## Provided material:
◆ ◆ ◆ ◆ ◆ ◆ ◆

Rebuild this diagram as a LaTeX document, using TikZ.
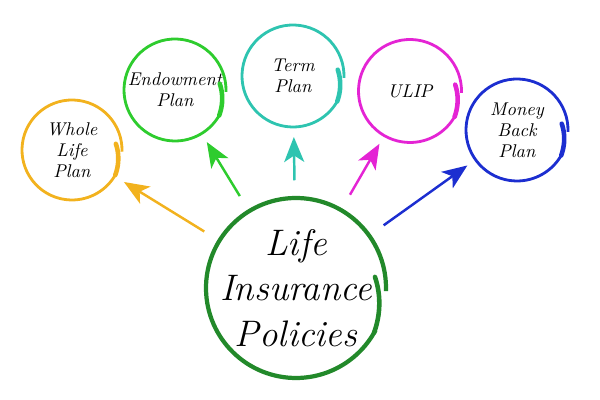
\documentclass[tikz,border=0pt]{standalone}
\usepackage{tikz}
\usetikzlibrary{arrows.meta}

\definecolor{wholecol}{HTML}{F2B21E}
\definecolor{endowcol}{HTML}{2ECC2E}
\definecolor{termcol}{HTML}{2EC4B0}
\definecolor{ulipcol}{HTML}{E424D4}
\definecolor{moneycol}{HTML}{1C2ED0}
\definecolor{lifecol}{HTML}{22892A}

\begin{document}
\begin{tikzpicture}[
  plan/.style={circle, minimum size=2cm, inner sep=0pt, outer sep=0.22cm, align=center,
    font=\fontsize{10.5}{12}\selectfont\itshape},
  mainplan/.style={circle, minimum size=3.6cm, inner sep=0pt, outer sep=0.24cm, align=center,
    font=\fontsize{21}{26}\selectfont\itshape},
  ring/.style={line width=1.6pt},
  tail/.style={line width=2.6pt, line cap=round},
  link/.style={line width=1.4pt, -{Stealth[length=5mm,width=4mm,inset=1.3mm]}}
]
\useasboundingbox (0,0) rectangle (12,8);

\node[mainplan] (life) at (5.92,2.24) {Life\\Insurance\\Policies};

\node[plan] (whole) at (1.44,5.0) {Whole\\Life\\Plan};
\node[plan] (endow) at (3.5,6.2) {Endowment\\Plan};
\node[plan] (term) at (5.86,6.48) {Term\\Plan};
\node[plan] (ulip) at (8.2,6.18) {ULIP};
\node[plan] (money) at (10.34,5.4) {Money\\Back\\Plan};

% rings round the nodes
\foreach \n/\c/\r/\w in {whole/wholecol/1.0/1.6pt, endow/endowcol/1.02/1.6pt, term/termcol/1.02/1.6pt,
    ulip/ulipcol/1.03/1.6pt, money/moneycol/1.02/1.6pt, life/lifecol/1.8/2.4pt} {
  \begin{scope}[shift={(\n.center)}, \c]
    \draw[ring, line width=\w] (-2:\r) arc[start angle=-2, end angle=332, radius=\r];
    \draw[tail] plot[domain=-30:8, samples=20] (\x:{\r*(1-0.003*(\x+30))});
  \end{scope}
}

\draw[link, wholecol] (life) -- (whole);
\draw[link, endowcol] (life) -- (endow);
\draw[link, termcol] (life) -- (term);
\draw[link, ulipcol] (life) -- (ulip);
\draw[link, moneycol] (life) -- (money);

\end{tikzpicture}
\end{document}
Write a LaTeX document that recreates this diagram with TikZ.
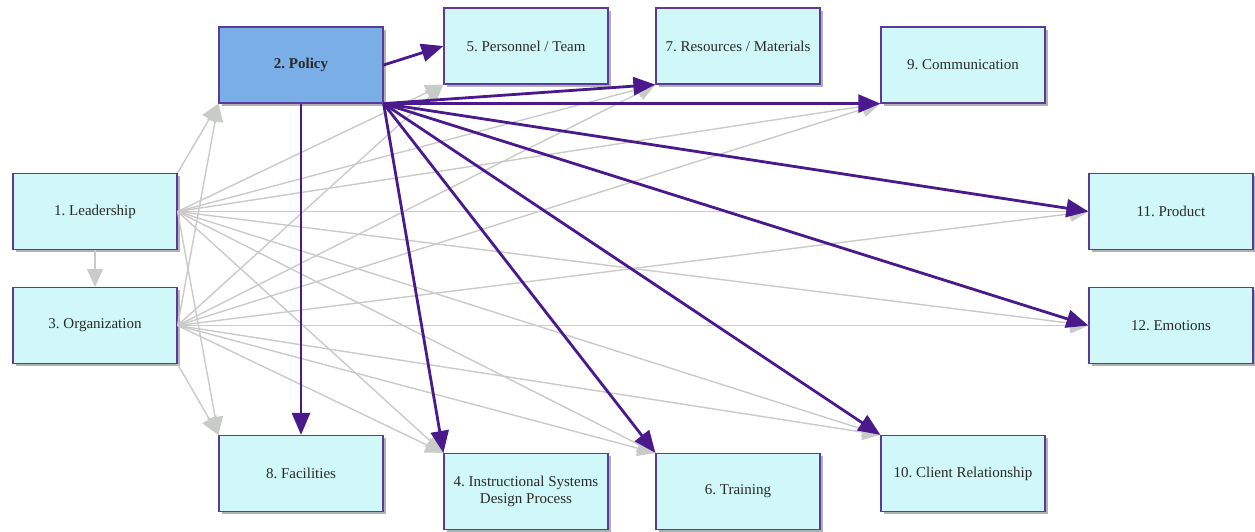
\documentclass[tikz,border=0pt]{standalone}
\usepackage{fontspec}
\setmainfont{Liberation Serif}
\frenchspacing
\usetikzlibrary{arrows.meta,shadows}
\definecolor{boxfill}{HTML}{D0F8F8}
\definecolor{boxline}{HTML}{5B3A9E}
\definecolor{policyfill}{HTML}{7AAEE6}
\definecolor{mainlink}{HTML}{4A1A8C}
\definecolor{sidelink}{HTML}{C8CBC8}
\definecolor{labeltext}{HTML}{2A2A2A}
\tikzset{
  topic/.style={draw=boxline, line width=1.2pt, fill=boxfill,
    minimum width=164pt, minimum height=76pt, inner sep=2pt,
    font=\fontsize{15}{17}\selectfont, text=labeltext, align=center,
    drop shadow={shadow xshift=2.5pt, shadow yshift=-2.5pt, opacity=0.3, fill=black}},
  keytopic/.style={topic, fill=policyfill, font=\fontsize{15}{17}\selectfont\bfseries},
  sidearrow/.style={draw=sidelink, line width=1.4pt,
    -{Triangle[length=18pt,width=16pt]}, fill=sidelink},
  mainarrow/.style={draw=mainlink, line width=2.8pt,
    -{Triangle[length=22pt,width=18pt]}, fill=mainlink}
}
\begin{document}
\begin{tikzpicture}[x=1pt,y=-1pt]
\useasboundingbox (0,0) rectangle (1255,531);

% topic boxes
\node[keytopic] (pol)    at (301,65)    {2. Policy};
\node[topic]    (pers)   at (526,46)    {5. Personnel / Team};
\node[topic]    (res)    at (738,46)    {7. Resources / Materials};
\node[topic]    (comm)   at (963,65)    {9. Communication};
\node[topic]    (lead)   at (95,211.5)  {1. Leadership};
\node[topic]    (org)    at (95,325.5)  {3. Organization};
\node[topic]    (prod)   at (1171,211.5){11. Product};
\node[topic]    (emo)    at (1171,325.5){12. Emotions};
\node[topic]    (fac)    at (301,473.5) {8. Facilities};
\node[topic]    (isd)    at (526,491.5) {4. Instructional Systems\\Design Process};
\node[topic]    (train)  at (738,491.5) {6. Training};
\node[topic]    (client) at (963,473.5) {10. Client Relationship};

% secondary influences from leadership and organization
\draw[sidearrow] (lead.south) -- (org.north);
\draw[sidearrow] (lead.north east) -- (pol.south west);
\draw[sidearrow] (org.east) -- (pol.south west);
\draw[sidearrow] (lead.east) -- (fac.north west);
\draw[sidearrow] (org.south east) -- (fac.north west);
\foreach \src in {lead,org}{
  \foreach \dst in {pers,res,comm}
    \draw[sidearrow] (\src.east) -- (\dst.south west);
  \foreach \dst in {prod,emo}
    \draw[sidearrow] (\src.east) -- (\dst.west);
  \foreach \dst in {isd,train,client}
    \draw[sidearrow] (\src.east) -- (\dst.north west);
}

% policy drives every other area
\draw[mainarrow] (pol.east) -- (pers.west);
\draw[mainarrow] (pol.south) -- (fac.north);
\foreach \dst in {res,comm}
  \draw[mainarrow] (pol.south east) -- (\dst.south west);
\foreach \dst in {prod,emo}
  \draw[mainarrow] (pol.south east) -- (\dst.west);
\foreach \dst in {isd,train,client}
  \draw[mainarrow] (pol.south east) -- (\dst.north west);
\end{tikzpicture}
\end{document}
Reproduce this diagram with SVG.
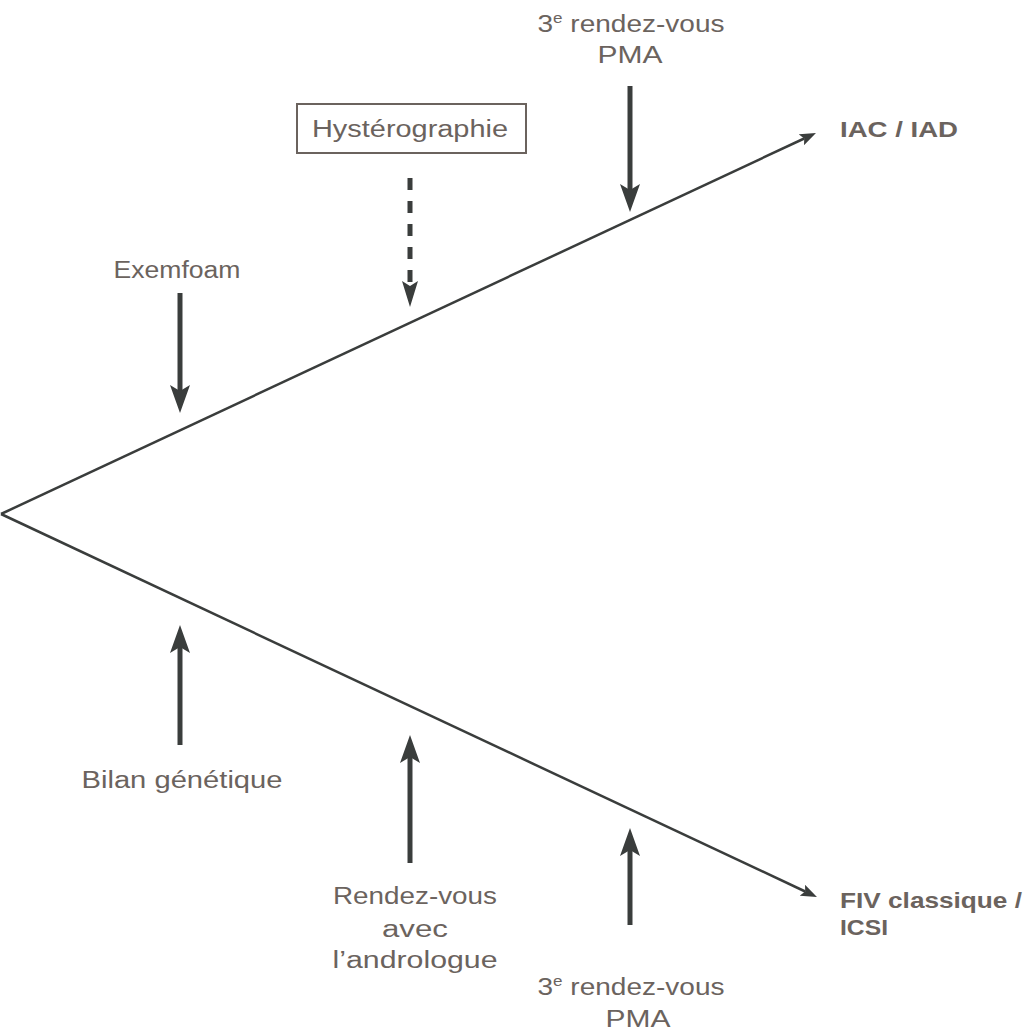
<svg xmlns="http://www.w3.org/2000/svg" width="1031" height="1032" viewBox="0 0 1031 1032">
<style>
.t{font-family:"Liberation Sans",Arial,sans-serif;font-size:23px;fill:#6b635e;text-anchor:middle}
.b{font-family:"Liberation Sans",Arial,sans-serif;font-size:22px;font-weight:bold;fill:#6b635e}
.ln{stroke:#3a3d3c;stroke-width:2.5;fill:none}
.ar{stroke:#3a3d3c;stroke-width:5;fill:none}
</style>
<defs>
<marker id="m1" markerWidth="16" markerHeight="12" refX="3" refY="6" orient="auto" markerUnits="userSpaceOnUse"><path d="M0,0 L16,6 L0,12 L3,6 Z" fill="#3a3d3c"/></marker>
<marker id="m2" markerWidth="28" markerHeight="20" refX="6" refY="10" orient="auto" markerUnits="userSpaceOnUse"><path d="M0,0 L28,10 L0,20 L6,10 Z" fill="#3a3d3c"/></marker>
<marker id="m3" markerWidth="26" markerHeight="16" refX="5" refY="8" orient="auto" markerUnits="userSpaceOnUse"><path d="M0,0 L26,8 L0,16 L5,8 Z" fill="#3a3d3c"/></marker>
</defs>
<rect width="1031" height="1032" fill="#fff"/>
<g id="connectors">
<line class="ln" x1="1" y1="514" x2="804.2" y2="138.5" marker-end="url(#m1)"/>
<line class="ln" x1="1" y1="514" x2="805.2" y2="891.5" marker-end="url(#m1)"/>
<line class="ar" x1="180" y1="293" x2="180" y2="391" marker-end="url(#m2)"/>
<line class="ar" x1="630" y1="86" x2="630" y2="190" marker-end="url(#m2)"/>
<line class="ar" x1="410" y1="178" x2="410" y2="286" stroke-dasharray="12,11" marker-end="url(#m3)"/>
<line class="ar" x1="180" y1="745" x2="180" y2="647" marker-end="url(#m2)"/>
<line class="ar" x1="410" y1="863" x2="410" y2="757" marker-end="url(#m2)"/>
<line class="ar" x1="630" y1="925" x2="630" y2="850" marker-end="url(#m2)"/>
</g>
<g id="rdv-pma-top">
<text class="t" x="631" y="32" textLength="187" lengthAdjust="spacingAndGlyphs">3<tspan font-size="14" dy="-9">e</tspan><tspan dy="9"> rendez-vous</tspan></text>
<text class="t" x="630" y="63" textLength="65" lengthAdjust="spacingAndGlyphs">PMA</text>
</g>
<g id="hysterographie">
<rect x="297" y="104" width="229" height="49" fill="#fff" stroke="#6b635e" stroke-width="2"/>
<text class="t" x="410" y="137" textLength="196" lengthAdjust="spacingAndGlyphs">Hystérographie</text>
</g>
<g id="exemfoam"><text class="t" x="177" y="278" textLength="127" lengthAdjust="spacingAndGlyphs">Exemfoam</text></g>
<g id="iac"><text class="b" x="840" y="137" textLength="118" lengthAdjust="spacingAndGlyphs">IAC / IAD</text></g>
<g id="bilan"><text class="t" x="182" y="788" textLength="201" lengthAdjust="spacingAndGlyphs">Bilan génétique</text></g>
<g id="andrologue">
<text class="t" x="415" y="904" textLength="164" lengthAdjust="spacingAndGlyphs">Rendez-vous</text>
<text class="t" x="415" y="937" textLength="66" lengthAdjust="spacingAndGlyphs">avec</text>
<text class="t" x="415" y="968" textLength="165" lengthAdjust="spacingAndGlyphs">l’andrologue</text>
</g>
<g id="rdv-pma-bottom">
<text class="t" x="631" y="995" textLength="187" lengthAdjust="spacingAndGlyphs">3<tspan font-size="14" dy="-9">e</tspan><tspan dy="9"> rendez-vous</tspan></text>
<text class="t" x="638" y="1027" textLength="65" lengthAdjust="spacingAndGlyphs">PMA</text>
</g>
<g id="fiv">
<text class="b" x="840" y="908" textLength="182" lengthAdjust="spacingAndGlyphs">FIV classique /</text>
<text class="b" x="840" y="935" textLength="48" lengthAdjust="spacingAndGlyphs">ICSI</text>
</g>
</svg>
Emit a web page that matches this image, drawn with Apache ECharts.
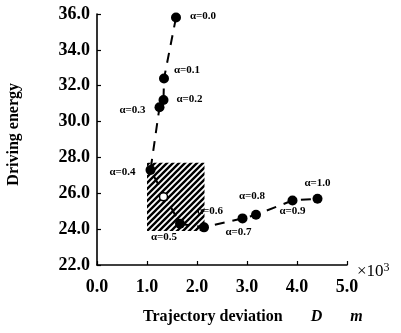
<!DOCTYPE html>
<html>
<head>
<meta charset="utf-8">
<script src="https://cdn.jsdelivr.net/npm/echarts@6/dist/echarts.min.js"></script>
<style>
  html, body { margin: 0; padding: 0; background: #fff; }
  #chart { width: 401px; height: 333px; }
</style>
</head>
<body>
<div id="chart"></div>
<script>
// values (deviation in x10^3 m)
const alphas = ["0.0", "0.1", "0.2", "0.3", "0.4", "0.5", "0.6", "0.7", "0.8", "0.9", "1.0"];
const deviation = [1.58, 1.34, 1.33, 1.25, 1.07, 1.66, 2.14, 2.91, 3.18, 3.91, 4.41];
const energy = [35.8, 32.4, 31.2, 30.8, 27.3, 24.3, 24.1, 24.6, 24.8, 25.6, 25.7];
const openPoint = [1.33, 25.8];
const regionX = [1.0, 2.15];
const regionY = [23.9, 27.7];

// label offsets from each point (px)
const labelOffsets = [
    [27, -1], [23, -8], [26, -1], [-27, 3], [-28, 2], [-16, 13],
    [6, -16], [-4, 14], [-4, -19], [0, 11], [0, -16],
];

const serif = "Liberation Serif, Times New Roman, serif";

function hatchPattern() {
    const s = 6;
    const c = document.createElement("canvas");
    c.width = s;
    c.height = s;
    const ctx = c.getContext("2d");
    ctx.strokeStyle = "#000";
    ctx.lineWidth = 2.4;
    ctx.beginPath();
    ctx.moveTo(0, s); ctx.lineTo(s, 0);
    ctx.moveTo(-s / 2, s / 2); ctx.lineTo(s / 2, -s / 2);
    ctx.moveTo(s / 2, s * 1.5); ctx.lineTo(s * 1.5, s / 2);
    ctx.stroke();
    return c;
}

const points = deviation.map((x, i) => ({
    value: [x, energy[i]],
    label: { offset: labelOffsets[i] },
}));

const chart = echarts.init(document.getElementById("chart"));

chart.setOption({
    animation: false,
    backgroundColor: "#fff",
    grid: { left: 97, right: 54, top: 14, bottom: 68 },
    xAxis: {
        type: "value",
        min: 0,
        max: 5,
        interval: 1,
        axisLine: { show: true, lineStyle: { color: "#000", width: 1.6 } },
        axisTick: { show: true, inside: true, length: 4, lineStyle: { color: "#000", width: 1.2 } },
        splitLine: { show: false },
        axisLabel: {
            margin: 13,
            color: "#000",
            fontFamily: serif,
            fontWeight: "bold",
            fontSize: 18,
            formatter: (v) => v.toFixed(1),
        },
    },
    yAxis: {
        type: "value",
        min: 22,
        max: 36,
        interval: 2,
        axisLine: { show: true, lineStyle: { color: "#000", width: 1.6 } },
        axisTick: { show: true, inside: true, length: 4, lineStyle: { color: "#000", width: 1.2 } },
        splitLine: { show: false },
        axisLabel: {
            margin: 7,
            color: "#000",
            fontFamily: serif,
            fontWeight: "bold",
            fontSize: 18,
            formatter: (v) => v.toFixed(1),
        },
    },
    graphic: [
        {
            type: "text",
            left: 6,
            top: 83,
            rotation: Math.PI / 2,
            originX: 0,
            style: {
                text: "Driving energy",
                x: -143,
                y: 14,
                fill: "#000",
                font: "bold 16px " + serif,
            },
        },
        {
            type: "text",
            x: 143,
            y: 309,
            style: {
                text: "{n|Trajectory deviation}{i|       D       m}",
                fill: "#000",
                rich: {
                    n: { font: "bold 16px " + serif, fill: "#000" },
                    i: { font: "italic bold 16px " + serif, fill: "#000" },
                },
            },
        },
        {
            type: "text",
            x: 357,
            y: 262,
            style: {
                text: "{a|×10}{s|3}",
                rich: {
                    a: { font: "17px " + serif, fill: "#000" },
                    s: { font: "12px " + serif, fill: "#000", verticalAlign: "top", padding: [0, 0, 8, 0] },
                },
            },
        },
    ],
    series: [
        {
            name: "path",
            type: "line",
            data: deviation.map((x, i) => [x, energy[i]]),
            showSymbol: false,
            silent: true,
            z: 2,
            lineStyle: { color: "#000", width: 2, type: [10, 8] },
            markArea: {
                silent: true,
                itemStyle: {
                    color: { image: hatchPattern(), repeat: "repeat" },
                    borderWidth: 0,
                },
                data: [[
                    { coord: [regionX[0], regionY[1]] },
                    { coord: [regionX[1], regionY[0]] },
                ]],
            },
        },
        {
            name: "points",
            type: "scatter",
            data: points,
            symbolSize: 10,
            z: 3,
            itemStyle: { color: "#000", opacity: 1 },
            label: {
                show: true,
                position: "inside",
                align: "center",
                verticalAlign: "middle",
                color: "#000",
                fontFamily: serif,
                fontWeight: "bold",
                fontSize: 11,
                formatter: (p) => "α=" + alphas[p.dataIndex],
            },
        },
        {
            name: "open",
            type: "scatter",
            data: [openPoint],
            symbolSize: 8,
            z: 4,
            itemStyle: { color: "#fff", borderColor: "#000", borderWidth: 1.5, opacity: 1 },
        },
    ],
});
</script>
</body>
</html>
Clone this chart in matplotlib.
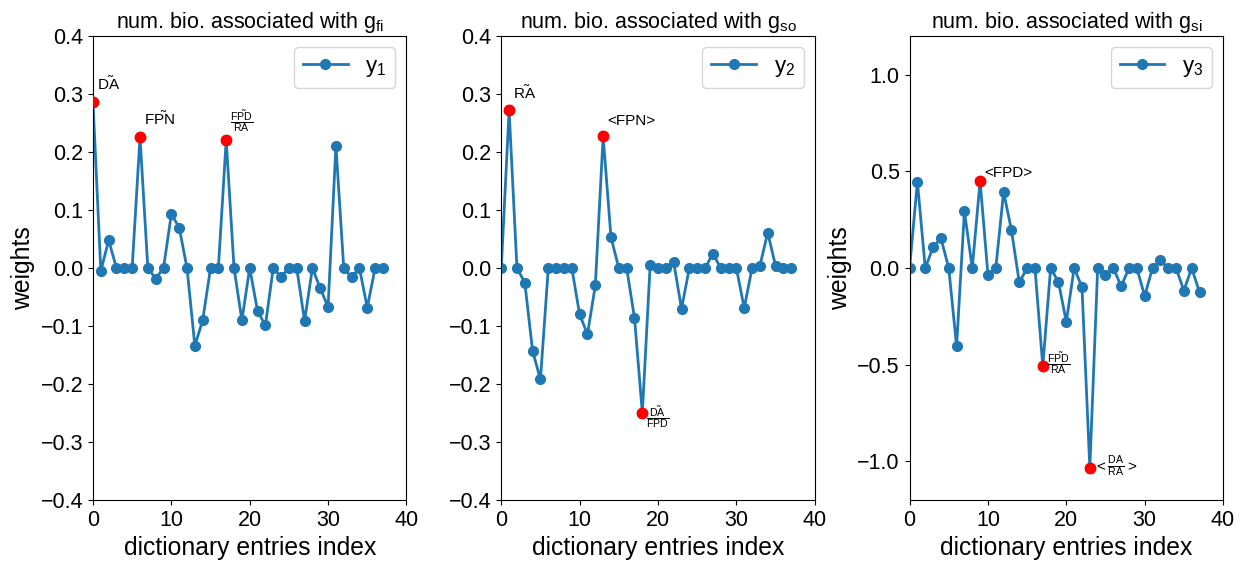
import numpy as np
import matplotlib
matplotlib.use("Agg")
import matplotlib.pyplot as plt

plt.rcParams["font.family"] = ["Liberation Sans", "DejaVu Sans"]
plt.rcParams["mathtext.fontset"] = "custom"
plt.rcParams["mathtext.rm"] = "Liberation Sans"
plt.rcParams["mathtext.it"] = "Liberation Sans"
plt.rcParams["mathtext.default"] = "regular"

# weights per dictionary entry (38 entries)
y1 = [0.287, -0.005, 0.048, 0, 0, 0, 0.226, 0, -0.018, 0,
      0.093, 0.070, 0, -0.134, -0.090, 0, 0, 0.221, 0, -0.090,
      0, -0.074, -0.099, 0, -0.015, 0, 0, -0.091, 0, -0.035,
      -0.067, 0.211, 0, -0.016, 0, -0.068, 0, 0]
y2 = [0, 0.272, 0, -0.025, -0.143, -0.192, 0, 0, 0, 0,
      -0.080, -0.114, -0.030, 0.227, 0.053, 0, 0, -0.086, -0.250, 0.006,
      0, 0, 0.010, -0.070, 0, 0, 0, 0.025, 0, 0,
      0, -0.069, 0, 0.004, 0.061, 0.004, 0, 0]
y3 = [0, 0.447, 0, 0.108, 0.155, 0, -0.404, 0.294, 0, 0.450,
      -0.034, 0, 0.394, 0.196, -0.074, 0, 0, -0.507, 0, -0.072,
      -0.278, 0, -0.098, -1.034, 0, -0.034, 0, -0.094, 0, 0,
      -0.144, 0, 0.040, 0, 0, -0.116, 0, -0.125]

series = [y1, y2, y3]
legend_labels = [r"$y_1$", r"$y_2$", r"$y_3$"]
titles = [r"num. bio. associated with $g_{fi}$",
          r"num. bio. associated with $g_{so}$",
          r"num. bio. associated with $g_{si}$"]

# highlighted entries and their names
highlight_idx = [[0, 6, 17], [1, 13, 18], [9, 17, 23]]
highlight_names = [
    [r"$\tilde{DA}$", r"$\tilde{FPN}$", r"$\frac{\tilde{FPD}}{RA}$"],
    [r"$\tilde{RA}$", "<FPN>", r"$\frac{\tilde{DA}}{FPD}$"],
    ["<FPD>", r"$\frac{\tilde{FPD}}{RA}$", r"$<\frac{DA}{RA}>$"],
]

ylims = [(-0.4, 0.4), (-0.4, 0.4), (-1.2, 1.2)]
yticks = [np.arange(-0.4, 0.41, 0.1), np.arange(-0.4, 0.41, 0.1),
          np.arange(-1.0, 1.01, 0.5)]

fig, axes = plt.subplots(1, 3, figsize=(12.48, 5.65), dpi=100)
fig.subplots_adjust(left=0.0745, right=0.98, top=0.936, bottom=0.115,
                    wspace=0.3025)

for k, ax in enumerate(axes):
    y = np.array(series[k])
    x = np.arange(len(y))
    ax.plot(x, y, marker="o", color="C0", linewidth=2, markersize=7,
            label=legend_labels[k])
    for idx, name in zip(highlight_idx[k], highlight_names[k]):
        ax.plot(x[idx], y[idx], "o", color="red", markersize=7.5, zorder=3)
        dy = 0.02 if y[idx] > 0 else -0.02
        ax.text(x[idx] + 0.5, y[idx] + dy, name, fontsize=11)
    ax.set_xlim(0, 40)
    ax.set_ylim(*ylims[k])
    ax.set_xticks([0, 10, 20, 30, 40])
    ax.set_yticks(yticks[k])
    ax.tick_params(labelsize=15.5)
    ax.set_xlabel("dictionary entries index", fontsize=17.8)
    if k != 1:
        ax.set_ylabel("weights", fontsize=17.8)
    ax.set_title(titles[k], fontsize=15.5)
    ax.legend(fontsize=16, loc="upper right")

fig.savefig("out.png", dpi=100)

◆ ◆ ◆ ◆ ◆ ◆ ◆

## Exercise prompt:
Starting at the line containing "Write a LaTeX" and ending at the line containing "(client) at (963,473.5)", copy those lines exactly, both included, and nothing more. Leave out any picture.

## Exercise response:
Write a LaTeX document that recreates this diagram with TikZ.
\documentclass[tikz,border=0pt]{standalone}
\usepackage{fontspec}
\setmainfont{Liberation Serif}
\frenchspacing
\usetikzlibrary{arrows.meta,shadows}
\definecolor{boxfill}{HTML}{D0F8F8}
\definecolor{boxline}{HTML}{5B3A9E}
\definecolor{policyfill}{HTML}{7AAEE6}
\definecolor{mainlink}{HTML}{4A1A8C}
\definecolor{sidelink}{HTML}{C8CBC8}
\definecolor{labeltext}{HTML}{2A2A2A}
\tikzset{
  topic/.style={draw=boxline, line width=1.2pt, fill=boxfill,
    minimum width=164pt, minimum height=76pt, inner sep=2pt,
    font=\fontsize{15}{17}\selectfont, text=labeltext, align=center,
    drop shadow={shadow xshift=2.5pt, shadow yshift=-2.5pt, opacity=0.3, fill=black}},
  keytopic/.style={topic, fill=policyfill, font=\fontsize{15}{17}\selectfont\bfseries},
  sidearrow/.style={draw=sidelink, line width=1.4pt,
    -{Triangle[length=18pt,width=16pt]}, fill=sidelink},
  mainarrow/.style={draw=mainlink, line width=2.8pt,
    -{Triangle[length=22pt,width=18pt]}, fill=mainlink}
}
\begin{document}
\begin{tikzpicture}[x=1pt,y=-1pt]
\useasboundingbox (0,0) rectangle (1255,531);

% topic boxes
\node[keytopic] (pol)    at (301,65)    {2. Policy};
\node[topic]    (pers)   at (526,46)    {5. Personnel / Team};
\node[topic]    (res)    at (738,46)    {7. Resources / Materials};
\node[topic]    (comm)   at (963,65)    {9. Communication};
\node[topic]    (lead)   at (95,211.5)  {1. Leadership};
\node[topic]    (org)    at (95,325.5)  {3. Organization};
\node[topic]    (prod)   at (1171,211.5){11. Product};
\node[topic]    (emo)    at (1171,325.5){12. Emotions};
\node[topic]    (fac)    at (301,473.5) {8. Facilities};
\node[topic]    (isd)    at (526,491.5) {4. Instructional Systems\\Design Process};
\node[topic]    (train)  at (738,491.5) {6. Training};
\node[topic]    (client) at (963,473.5) {10. Client Relationship};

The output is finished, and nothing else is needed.